Recycling PDK plastics

Current mechanical processes for recycling plastic involve melting down the plastic and then reshaping into new products. When many plastics are melted together, the polymers become mixed with a slew of potentially incompatible additives, resulting in a new material that is much lower quality than newly produced virgin resin from raw materials. For this reason, less than 10% of plastic is mechanically recycled more than once.

In the case of PDK plastics, the resin polymers are engineered to easily break down into individual monomers when mixed with an acid. The monomers can then be separated from any additives and gathered to make new plastics without any loss of quality. The team’s earlier research shows that this ‘chemical recycling’ process is light on energy and carbon dioxide emissions, and can be repeated indefinitely, creating a completely circular material life cycle.

Despite these incredible properties, PDKs also need to be convenient. Recycling traditional petroleum-based plastic might be hard, but making new plastic is very easy.

“We’re talking about materials that are basically not recycled,” said Scown, a staff scientist in the Berkeley Lab’s Energy Technologies and Biosciences Areas. “So, in terms of appealing to manufacturers, PDKs aren’t competing with recycled plastic — they have to compete with virgin resin. And we were really pleased to see how cheap and how efficient it will be to recycle the material.”

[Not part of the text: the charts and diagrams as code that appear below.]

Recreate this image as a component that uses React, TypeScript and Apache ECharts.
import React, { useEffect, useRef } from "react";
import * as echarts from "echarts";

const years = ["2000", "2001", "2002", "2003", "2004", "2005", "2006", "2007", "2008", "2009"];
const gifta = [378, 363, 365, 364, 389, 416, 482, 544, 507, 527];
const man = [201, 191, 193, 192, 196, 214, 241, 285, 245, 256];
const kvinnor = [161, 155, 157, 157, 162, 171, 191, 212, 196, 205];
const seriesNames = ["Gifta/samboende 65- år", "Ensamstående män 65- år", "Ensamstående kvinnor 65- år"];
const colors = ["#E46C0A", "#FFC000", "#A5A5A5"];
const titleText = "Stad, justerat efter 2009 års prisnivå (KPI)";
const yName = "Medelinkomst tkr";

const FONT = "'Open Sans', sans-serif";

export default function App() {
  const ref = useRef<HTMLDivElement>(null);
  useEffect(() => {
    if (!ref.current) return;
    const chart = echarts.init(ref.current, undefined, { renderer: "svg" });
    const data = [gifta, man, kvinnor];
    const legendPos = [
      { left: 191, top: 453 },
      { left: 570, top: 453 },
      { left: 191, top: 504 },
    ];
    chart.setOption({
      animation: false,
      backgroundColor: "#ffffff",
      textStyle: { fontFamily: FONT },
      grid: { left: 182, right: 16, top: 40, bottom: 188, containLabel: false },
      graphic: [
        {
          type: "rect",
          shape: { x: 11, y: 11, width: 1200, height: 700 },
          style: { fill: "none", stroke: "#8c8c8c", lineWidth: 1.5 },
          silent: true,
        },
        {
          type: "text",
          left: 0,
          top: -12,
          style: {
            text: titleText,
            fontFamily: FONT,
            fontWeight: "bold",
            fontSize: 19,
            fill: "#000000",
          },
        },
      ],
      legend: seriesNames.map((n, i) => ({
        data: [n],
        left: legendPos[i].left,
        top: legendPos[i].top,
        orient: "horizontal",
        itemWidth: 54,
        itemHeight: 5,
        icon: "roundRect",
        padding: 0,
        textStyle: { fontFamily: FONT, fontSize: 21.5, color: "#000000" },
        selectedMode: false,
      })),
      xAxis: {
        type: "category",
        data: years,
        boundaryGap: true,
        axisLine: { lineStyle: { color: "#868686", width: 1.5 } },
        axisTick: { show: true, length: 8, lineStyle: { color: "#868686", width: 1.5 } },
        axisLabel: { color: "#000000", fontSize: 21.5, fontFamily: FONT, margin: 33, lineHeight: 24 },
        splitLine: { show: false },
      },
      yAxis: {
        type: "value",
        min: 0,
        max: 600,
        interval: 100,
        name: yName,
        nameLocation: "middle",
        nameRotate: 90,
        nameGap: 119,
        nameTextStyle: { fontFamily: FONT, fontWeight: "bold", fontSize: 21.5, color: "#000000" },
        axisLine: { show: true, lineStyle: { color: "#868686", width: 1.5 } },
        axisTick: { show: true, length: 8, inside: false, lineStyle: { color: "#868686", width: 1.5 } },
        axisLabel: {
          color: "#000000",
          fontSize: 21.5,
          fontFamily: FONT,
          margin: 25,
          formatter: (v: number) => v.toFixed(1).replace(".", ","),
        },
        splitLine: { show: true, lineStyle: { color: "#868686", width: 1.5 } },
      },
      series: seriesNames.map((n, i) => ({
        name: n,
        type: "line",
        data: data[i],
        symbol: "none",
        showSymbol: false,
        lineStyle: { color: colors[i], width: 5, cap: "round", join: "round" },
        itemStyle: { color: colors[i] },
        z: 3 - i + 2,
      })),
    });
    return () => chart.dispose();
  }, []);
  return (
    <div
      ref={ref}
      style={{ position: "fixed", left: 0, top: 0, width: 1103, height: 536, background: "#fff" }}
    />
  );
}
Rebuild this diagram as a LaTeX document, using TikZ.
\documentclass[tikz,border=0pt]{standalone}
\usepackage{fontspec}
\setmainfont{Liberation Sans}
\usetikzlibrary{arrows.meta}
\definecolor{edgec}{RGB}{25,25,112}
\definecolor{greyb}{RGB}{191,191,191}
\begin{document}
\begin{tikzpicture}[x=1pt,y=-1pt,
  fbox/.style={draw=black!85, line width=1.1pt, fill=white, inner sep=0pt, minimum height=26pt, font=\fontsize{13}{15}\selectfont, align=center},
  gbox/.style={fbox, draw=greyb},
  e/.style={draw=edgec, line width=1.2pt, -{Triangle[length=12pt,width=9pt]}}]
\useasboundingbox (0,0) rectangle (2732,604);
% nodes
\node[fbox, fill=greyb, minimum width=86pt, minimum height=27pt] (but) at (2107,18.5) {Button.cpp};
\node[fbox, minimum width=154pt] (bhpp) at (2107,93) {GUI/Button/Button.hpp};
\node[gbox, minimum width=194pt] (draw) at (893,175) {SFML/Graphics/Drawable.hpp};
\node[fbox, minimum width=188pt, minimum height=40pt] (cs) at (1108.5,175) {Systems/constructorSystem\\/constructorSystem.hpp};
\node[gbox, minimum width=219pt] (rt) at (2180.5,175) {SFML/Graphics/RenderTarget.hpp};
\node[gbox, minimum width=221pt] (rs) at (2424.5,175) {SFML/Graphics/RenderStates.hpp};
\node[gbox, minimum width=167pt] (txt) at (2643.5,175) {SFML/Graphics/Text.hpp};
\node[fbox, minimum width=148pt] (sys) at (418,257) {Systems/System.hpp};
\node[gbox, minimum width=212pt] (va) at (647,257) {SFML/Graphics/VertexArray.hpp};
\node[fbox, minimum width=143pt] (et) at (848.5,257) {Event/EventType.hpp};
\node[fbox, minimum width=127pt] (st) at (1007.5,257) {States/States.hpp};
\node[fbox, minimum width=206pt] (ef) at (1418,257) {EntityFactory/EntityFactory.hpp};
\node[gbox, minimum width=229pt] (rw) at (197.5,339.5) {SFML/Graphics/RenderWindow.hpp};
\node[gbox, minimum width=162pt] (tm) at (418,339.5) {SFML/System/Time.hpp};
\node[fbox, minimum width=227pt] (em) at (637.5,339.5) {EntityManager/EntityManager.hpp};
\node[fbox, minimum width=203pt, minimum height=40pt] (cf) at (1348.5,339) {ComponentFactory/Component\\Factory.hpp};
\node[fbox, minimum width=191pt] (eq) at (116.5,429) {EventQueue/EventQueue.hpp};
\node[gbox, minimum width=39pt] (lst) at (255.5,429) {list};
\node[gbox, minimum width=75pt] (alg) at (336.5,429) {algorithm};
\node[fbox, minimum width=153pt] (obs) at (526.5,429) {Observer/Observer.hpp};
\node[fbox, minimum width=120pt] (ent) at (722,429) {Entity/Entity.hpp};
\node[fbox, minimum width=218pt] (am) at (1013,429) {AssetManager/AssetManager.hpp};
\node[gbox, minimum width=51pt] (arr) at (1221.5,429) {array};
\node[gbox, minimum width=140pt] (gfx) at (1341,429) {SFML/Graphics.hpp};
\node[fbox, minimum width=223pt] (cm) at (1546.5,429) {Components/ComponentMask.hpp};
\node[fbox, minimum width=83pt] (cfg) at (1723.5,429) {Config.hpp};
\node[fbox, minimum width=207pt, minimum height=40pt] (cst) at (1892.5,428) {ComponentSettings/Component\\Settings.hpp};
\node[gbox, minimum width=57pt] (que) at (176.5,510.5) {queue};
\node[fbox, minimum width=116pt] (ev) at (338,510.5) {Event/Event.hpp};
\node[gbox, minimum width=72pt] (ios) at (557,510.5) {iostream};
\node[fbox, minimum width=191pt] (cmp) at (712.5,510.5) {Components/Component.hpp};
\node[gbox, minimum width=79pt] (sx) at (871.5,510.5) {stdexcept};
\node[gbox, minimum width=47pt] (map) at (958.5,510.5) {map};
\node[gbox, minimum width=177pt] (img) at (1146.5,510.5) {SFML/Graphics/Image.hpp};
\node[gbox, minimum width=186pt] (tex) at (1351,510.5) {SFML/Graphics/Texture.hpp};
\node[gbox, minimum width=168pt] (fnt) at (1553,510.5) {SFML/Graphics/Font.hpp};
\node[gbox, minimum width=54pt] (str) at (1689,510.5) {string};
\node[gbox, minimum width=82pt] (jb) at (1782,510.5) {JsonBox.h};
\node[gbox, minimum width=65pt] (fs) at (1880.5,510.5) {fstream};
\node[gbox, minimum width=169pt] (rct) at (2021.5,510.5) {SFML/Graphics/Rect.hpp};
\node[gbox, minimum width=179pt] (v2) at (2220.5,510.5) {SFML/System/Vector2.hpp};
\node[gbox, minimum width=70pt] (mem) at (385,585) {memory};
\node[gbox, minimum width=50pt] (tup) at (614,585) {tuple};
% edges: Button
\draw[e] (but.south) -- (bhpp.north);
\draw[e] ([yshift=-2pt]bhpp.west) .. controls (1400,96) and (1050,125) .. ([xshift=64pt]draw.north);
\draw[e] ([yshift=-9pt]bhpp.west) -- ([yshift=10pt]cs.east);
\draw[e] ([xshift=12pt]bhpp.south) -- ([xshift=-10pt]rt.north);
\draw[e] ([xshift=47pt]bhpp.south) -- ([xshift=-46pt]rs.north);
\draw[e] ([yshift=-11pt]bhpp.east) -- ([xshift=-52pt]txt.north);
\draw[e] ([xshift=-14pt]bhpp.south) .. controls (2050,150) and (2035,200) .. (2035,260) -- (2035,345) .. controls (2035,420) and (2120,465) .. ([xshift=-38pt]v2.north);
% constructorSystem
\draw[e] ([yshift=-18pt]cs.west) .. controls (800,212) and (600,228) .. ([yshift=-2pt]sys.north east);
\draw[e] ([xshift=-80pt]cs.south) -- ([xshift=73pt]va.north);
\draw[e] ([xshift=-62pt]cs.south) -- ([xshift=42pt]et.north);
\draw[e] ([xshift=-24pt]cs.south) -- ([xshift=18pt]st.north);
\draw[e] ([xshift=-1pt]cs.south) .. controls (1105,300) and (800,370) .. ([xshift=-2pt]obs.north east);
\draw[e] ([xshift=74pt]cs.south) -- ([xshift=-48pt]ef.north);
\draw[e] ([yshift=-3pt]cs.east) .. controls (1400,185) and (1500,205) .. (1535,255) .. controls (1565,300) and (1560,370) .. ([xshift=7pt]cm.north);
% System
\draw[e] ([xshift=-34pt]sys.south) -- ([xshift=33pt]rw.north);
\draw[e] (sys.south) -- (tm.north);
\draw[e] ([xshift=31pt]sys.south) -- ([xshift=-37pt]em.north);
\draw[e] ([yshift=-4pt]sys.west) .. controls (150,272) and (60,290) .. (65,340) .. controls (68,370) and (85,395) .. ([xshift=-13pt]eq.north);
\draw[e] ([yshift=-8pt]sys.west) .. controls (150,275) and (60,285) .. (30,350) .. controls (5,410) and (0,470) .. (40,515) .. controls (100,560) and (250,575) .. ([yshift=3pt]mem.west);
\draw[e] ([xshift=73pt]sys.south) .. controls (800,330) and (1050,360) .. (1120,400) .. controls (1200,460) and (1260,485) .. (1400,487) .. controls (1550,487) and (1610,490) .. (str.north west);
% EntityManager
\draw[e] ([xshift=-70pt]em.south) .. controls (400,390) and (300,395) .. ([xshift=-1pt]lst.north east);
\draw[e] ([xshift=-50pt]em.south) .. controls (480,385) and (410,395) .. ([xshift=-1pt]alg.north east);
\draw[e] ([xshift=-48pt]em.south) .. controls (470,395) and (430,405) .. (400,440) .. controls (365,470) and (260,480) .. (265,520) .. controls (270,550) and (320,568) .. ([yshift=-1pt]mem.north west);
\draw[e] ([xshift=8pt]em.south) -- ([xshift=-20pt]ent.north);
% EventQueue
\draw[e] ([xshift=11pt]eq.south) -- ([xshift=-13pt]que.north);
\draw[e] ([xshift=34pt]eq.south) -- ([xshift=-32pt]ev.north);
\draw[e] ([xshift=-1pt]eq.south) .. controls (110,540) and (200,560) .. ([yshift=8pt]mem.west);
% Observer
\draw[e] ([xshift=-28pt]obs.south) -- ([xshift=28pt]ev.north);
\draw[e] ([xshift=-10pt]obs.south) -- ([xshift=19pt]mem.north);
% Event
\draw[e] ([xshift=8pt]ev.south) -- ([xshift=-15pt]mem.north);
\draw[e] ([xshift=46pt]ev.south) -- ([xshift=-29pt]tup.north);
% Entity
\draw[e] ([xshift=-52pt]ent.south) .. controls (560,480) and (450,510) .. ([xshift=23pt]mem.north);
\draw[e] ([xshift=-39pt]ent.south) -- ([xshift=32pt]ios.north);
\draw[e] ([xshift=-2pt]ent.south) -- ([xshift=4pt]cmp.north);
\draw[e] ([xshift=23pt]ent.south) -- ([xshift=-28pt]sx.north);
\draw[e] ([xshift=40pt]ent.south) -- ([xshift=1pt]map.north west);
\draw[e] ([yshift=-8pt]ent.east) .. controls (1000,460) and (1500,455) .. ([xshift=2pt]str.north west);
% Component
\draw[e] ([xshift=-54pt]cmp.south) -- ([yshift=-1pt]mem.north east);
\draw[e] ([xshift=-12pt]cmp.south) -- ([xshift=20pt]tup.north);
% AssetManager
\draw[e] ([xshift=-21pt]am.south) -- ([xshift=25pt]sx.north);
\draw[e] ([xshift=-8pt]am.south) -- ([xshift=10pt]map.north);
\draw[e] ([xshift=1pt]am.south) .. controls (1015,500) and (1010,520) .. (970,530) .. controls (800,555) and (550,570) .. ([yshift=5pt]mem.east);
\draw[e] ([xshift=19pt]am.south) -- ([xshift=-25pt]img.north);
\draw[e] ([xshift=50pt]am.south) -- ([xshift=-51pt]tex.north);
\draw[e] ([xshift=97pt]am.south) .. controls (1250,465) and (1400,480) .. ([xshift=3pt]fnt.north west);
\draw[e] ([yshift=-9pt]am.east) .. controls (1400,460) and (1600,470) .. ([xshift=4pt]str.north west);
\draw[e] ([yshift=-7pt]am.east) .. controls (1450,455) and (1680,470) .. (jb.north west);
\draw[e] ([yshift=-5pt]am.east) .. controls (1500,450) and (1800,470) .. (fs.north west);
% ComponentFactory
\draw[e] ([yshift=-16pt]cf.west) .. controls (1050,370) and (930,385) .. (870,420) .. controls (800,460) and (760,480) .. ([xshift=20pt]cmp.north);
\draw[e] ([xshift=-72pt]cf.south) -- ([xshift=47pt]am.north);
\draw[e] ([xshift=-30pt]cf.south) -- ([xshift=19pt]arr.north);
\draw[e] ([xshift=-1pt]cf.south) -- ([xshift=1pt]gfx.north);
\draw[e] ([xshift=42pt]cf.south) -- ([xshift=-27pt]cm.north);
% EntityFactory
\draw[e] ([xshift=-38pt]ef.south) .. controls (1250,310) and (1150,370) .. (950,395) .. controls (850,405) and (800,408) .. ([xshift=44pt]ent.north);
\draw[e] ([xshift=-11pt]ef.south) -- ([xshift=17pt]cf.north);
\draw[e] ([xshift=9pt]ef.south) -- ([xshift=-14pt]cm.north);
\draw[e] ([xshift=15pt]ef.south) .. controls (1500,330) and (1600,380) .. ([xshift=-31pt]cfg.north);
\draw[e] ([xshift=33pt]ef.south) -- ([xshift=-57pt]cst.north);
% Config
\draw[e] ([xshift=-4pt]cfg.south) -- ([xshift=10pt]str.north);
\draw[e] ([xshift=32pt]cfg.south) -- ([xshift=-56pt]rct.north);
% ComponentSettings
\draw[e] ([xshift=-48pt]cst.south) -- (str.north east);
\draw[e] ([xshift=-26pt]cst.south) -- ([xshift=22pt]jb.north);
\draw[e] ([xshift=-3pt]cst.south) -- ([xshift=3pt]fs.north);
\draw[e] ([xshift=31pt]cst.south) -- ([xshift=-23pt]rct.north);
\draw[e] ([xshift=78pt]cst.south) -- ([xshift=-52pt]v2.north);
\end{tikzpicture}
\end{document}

The team’s report, published in Science Advances, models a commercial-scale PDK production and recycling pipeline based on the plastic’s current state of development.

Scown said that “once you’ve produced the PDK initially and you’ve got it in the system, the cost and the greenhouse gas emissions associated with continuing to recycle it back to monomers and make new products could be lower than, or at least on par with, many conventional polymers.”

Planning to launch

Recycled PDKs are already drawing interest from companies needing to source plastic. The team’s market research shows that the best initial application for PDKs lies in markets where the manufacturer will receive their product back at the end of its lifespan, such as the automobile industry (through trade-ins and take-backs) and consumer electronics (through e-waste programs). These companies will then be able to reap the benefits of 100% recyclable PDKs in their product: sustainable branding and long-term savings. The team hopes to expand PDKs into shorter-lived, single-use goods such as packaging.